#### [Stated task]
Up to and including the line with "totals = np.sum(np.array(series_values, dtype=float), axis=0)", reproduce the listing below exactly, beginning at its first line.
________________
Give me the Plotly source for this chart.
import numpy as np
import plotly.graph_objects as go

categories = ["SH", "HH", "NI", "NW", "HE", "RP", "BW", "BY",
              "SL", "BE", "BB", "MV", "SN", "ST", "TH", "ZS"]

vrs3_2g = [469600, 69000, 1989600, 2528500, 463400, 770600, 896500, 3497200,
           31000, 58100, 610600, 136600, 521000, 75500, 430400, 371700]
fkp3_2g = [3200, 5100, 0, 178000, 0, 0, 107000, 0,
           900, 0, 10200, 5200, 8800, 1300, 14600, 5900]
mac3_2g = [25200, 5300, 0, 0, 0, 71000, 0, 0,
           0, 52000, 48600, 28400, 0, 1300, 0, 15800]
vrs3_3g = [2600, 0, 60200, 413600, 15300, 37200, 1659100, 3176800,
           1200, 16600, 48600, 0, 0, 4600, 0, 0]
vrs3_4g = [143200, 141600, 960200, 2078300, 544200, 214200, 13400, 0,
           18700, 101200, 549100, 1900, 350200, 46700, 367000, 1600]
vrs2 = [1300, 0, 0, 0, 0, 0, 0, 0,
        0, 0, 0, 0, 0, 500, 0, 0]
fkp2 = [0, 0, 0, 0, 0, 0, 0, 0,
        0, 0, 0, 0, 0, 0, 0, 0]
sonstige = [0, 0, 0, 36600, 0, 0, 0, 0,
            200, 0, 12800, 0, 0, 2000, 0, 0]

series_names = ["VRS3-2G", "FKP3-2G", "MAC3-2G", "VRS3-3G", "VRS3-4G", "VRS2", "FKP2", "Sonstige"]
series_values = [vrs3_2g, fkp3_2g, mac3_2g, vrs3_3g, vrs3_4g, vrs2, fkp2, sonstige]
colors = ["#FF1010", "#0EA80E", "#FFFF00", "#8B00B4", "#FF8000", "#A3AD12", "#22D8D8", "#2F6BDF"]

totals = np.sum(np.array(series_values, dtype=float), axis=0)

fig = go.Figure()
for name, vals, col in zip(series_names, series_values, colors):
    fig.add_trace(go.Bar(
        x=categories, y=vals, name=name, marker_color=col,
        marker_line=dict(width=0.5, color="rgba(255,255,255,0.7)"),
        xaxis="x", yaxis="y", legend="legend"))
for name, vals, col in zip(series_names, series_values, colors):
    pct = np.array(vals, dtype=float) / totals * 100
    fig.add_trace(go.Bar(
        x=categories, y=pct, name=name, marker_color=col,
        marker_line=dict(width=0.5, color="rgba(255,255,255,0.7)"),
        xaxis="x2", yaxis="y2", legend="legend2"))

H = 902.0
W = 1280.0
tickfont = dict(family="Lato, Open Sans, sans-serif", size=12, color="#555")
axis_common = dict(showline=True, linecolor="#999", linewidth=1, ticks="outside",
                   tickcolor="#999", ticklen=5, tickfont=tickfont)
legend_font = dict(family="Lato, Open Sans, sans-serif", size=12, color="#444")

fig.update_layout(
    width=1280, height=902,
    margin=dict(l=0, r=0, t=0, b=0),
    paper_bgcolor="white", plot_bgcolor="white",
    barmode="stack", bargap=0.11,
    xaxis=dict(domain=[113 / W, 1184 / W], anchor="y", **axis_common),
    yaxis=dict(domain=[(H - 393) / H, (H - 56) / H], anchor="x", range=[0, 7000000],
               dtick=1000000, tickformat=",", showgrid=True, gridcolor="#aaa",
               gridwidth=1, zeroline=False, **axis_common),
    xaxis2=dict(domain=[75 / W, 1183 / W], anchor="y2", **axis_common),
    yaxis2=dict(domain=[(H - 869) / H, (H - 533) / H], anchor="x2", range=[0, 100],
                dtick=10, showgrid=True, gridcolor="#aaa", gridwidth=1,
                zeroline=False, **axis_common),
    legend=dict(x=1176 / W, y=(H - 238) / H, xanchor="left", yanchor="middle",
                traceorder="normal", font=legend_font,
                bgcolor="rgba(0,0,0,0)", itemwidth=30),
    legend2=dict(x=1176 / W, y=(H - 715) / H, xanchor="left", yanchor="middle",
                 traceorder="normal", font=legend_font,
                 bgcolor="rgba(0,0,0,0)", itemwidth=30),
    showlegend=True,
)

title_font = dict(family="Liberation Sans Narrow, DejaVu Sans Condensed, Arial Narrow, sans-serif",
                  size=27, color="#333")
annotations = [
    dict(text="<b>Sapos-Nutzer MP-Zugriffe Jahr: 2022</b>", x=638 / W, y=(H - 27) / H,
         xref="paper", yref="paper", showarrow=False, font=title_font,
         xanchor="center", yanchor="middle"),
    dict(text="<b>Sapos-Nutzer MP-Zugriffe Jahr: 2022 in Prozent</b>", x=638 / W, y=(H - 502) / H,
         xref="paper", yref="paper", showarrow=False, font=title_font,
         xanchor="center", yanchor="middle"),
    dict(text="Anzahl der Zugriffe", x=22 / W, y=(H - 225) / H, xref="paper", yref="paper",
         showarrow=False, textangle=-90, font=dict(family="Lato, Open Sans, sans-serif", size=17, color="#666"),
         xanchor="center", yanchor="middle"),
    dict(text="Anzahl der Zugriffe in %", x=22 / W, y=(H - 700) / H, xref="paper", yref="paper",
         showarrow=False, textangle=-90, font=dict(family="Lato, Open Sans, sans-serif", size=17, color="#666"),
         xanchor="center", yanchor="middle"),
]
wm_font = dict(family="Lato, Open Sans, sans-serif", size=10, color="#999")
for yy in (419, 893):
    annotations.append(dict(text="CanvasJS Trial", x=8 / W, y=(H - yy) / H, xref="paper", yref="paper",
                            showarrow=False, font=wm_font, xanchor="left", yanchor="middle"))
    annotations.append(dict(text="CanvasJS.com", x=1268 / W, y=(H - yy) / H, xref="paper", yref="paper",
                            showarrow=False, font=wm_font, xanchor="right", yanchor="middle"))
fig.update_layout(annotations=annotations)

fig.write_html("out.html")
________________
#### [Complete output]
Give me the Plotly source for this chart.
import numpy as np
import plotly.graph_objects as go

categories = ["SH", "HH", "NI", "NW", "HE", "RP", "BW", "BY",
              "SL", "BE", "BB", "MV", "SN", "ST", "TH", "ZS"]

vrs3_2g = [469600, 69000, 1989600, 2528500, 463400, 770600, 896500, 3497200,
           31000, 58100, 610600, 136600, 521000, 75500, 430400, 371700]
fkp3_2g = [3200, 5100, 0, 178000, 0, 0, 107000, 0,
           900, 0, 10200, 5200, 8800, 1300, 14600, 5900]
mac3_2g = [25200, 5300, 0, 0, 0, 71000, 0, 0,
           0, 52000, 48600, 28400, 0, 1300, 0, 15800]
vrs3_3g = [2600, 0, 60200, 413600, 15300, 37200, 1659100, 3176800,
           1200, 16600, 48600, 0, 0, 4600, 0, 0]
vrs3_4g = [143200, 141600, 960200, 2078300, 544200, 214200, 13400, 0,
           18700, 101200, 549100, 1900, 350200, 46700, 367000, 1600]
vrs2 = [1300, 0, 0, 0, 0, 0, 0, 0,
        0, 0, 0, 0, 0, 500, 0, 0]
fkp2 = [0, 0, 0, 0, 0, 0, 0, 0,
        0, 0, 0, 0, 0, 0, 0, 0]
sonstige = [0, 0, 0, 36600, 0, 0, 0, 0,
            200, 0, 12800, 0, 0, 2000, 0, 0]

series_names = ["VRS3-2G", "FKP3-2G", "MAC3-2G", "VRS3-3G", "VRS3-4G", "VRS2", "FKP2", "Sonstige"]
series_values = [vrs3_2g, fkp3_2g, mac3_2g, vrs3_3g, vrs3_4g, vrs2, fkp2, sonstige]
colors = ["#FF1010", "#0EA80E", "#FFFF00", "#8B00B4", "#FF8000", "#A3AD12", "#22D8D8", "#2F6BDF"]

totals = np.sum(np.array(series_values, dtype=float), axis=0)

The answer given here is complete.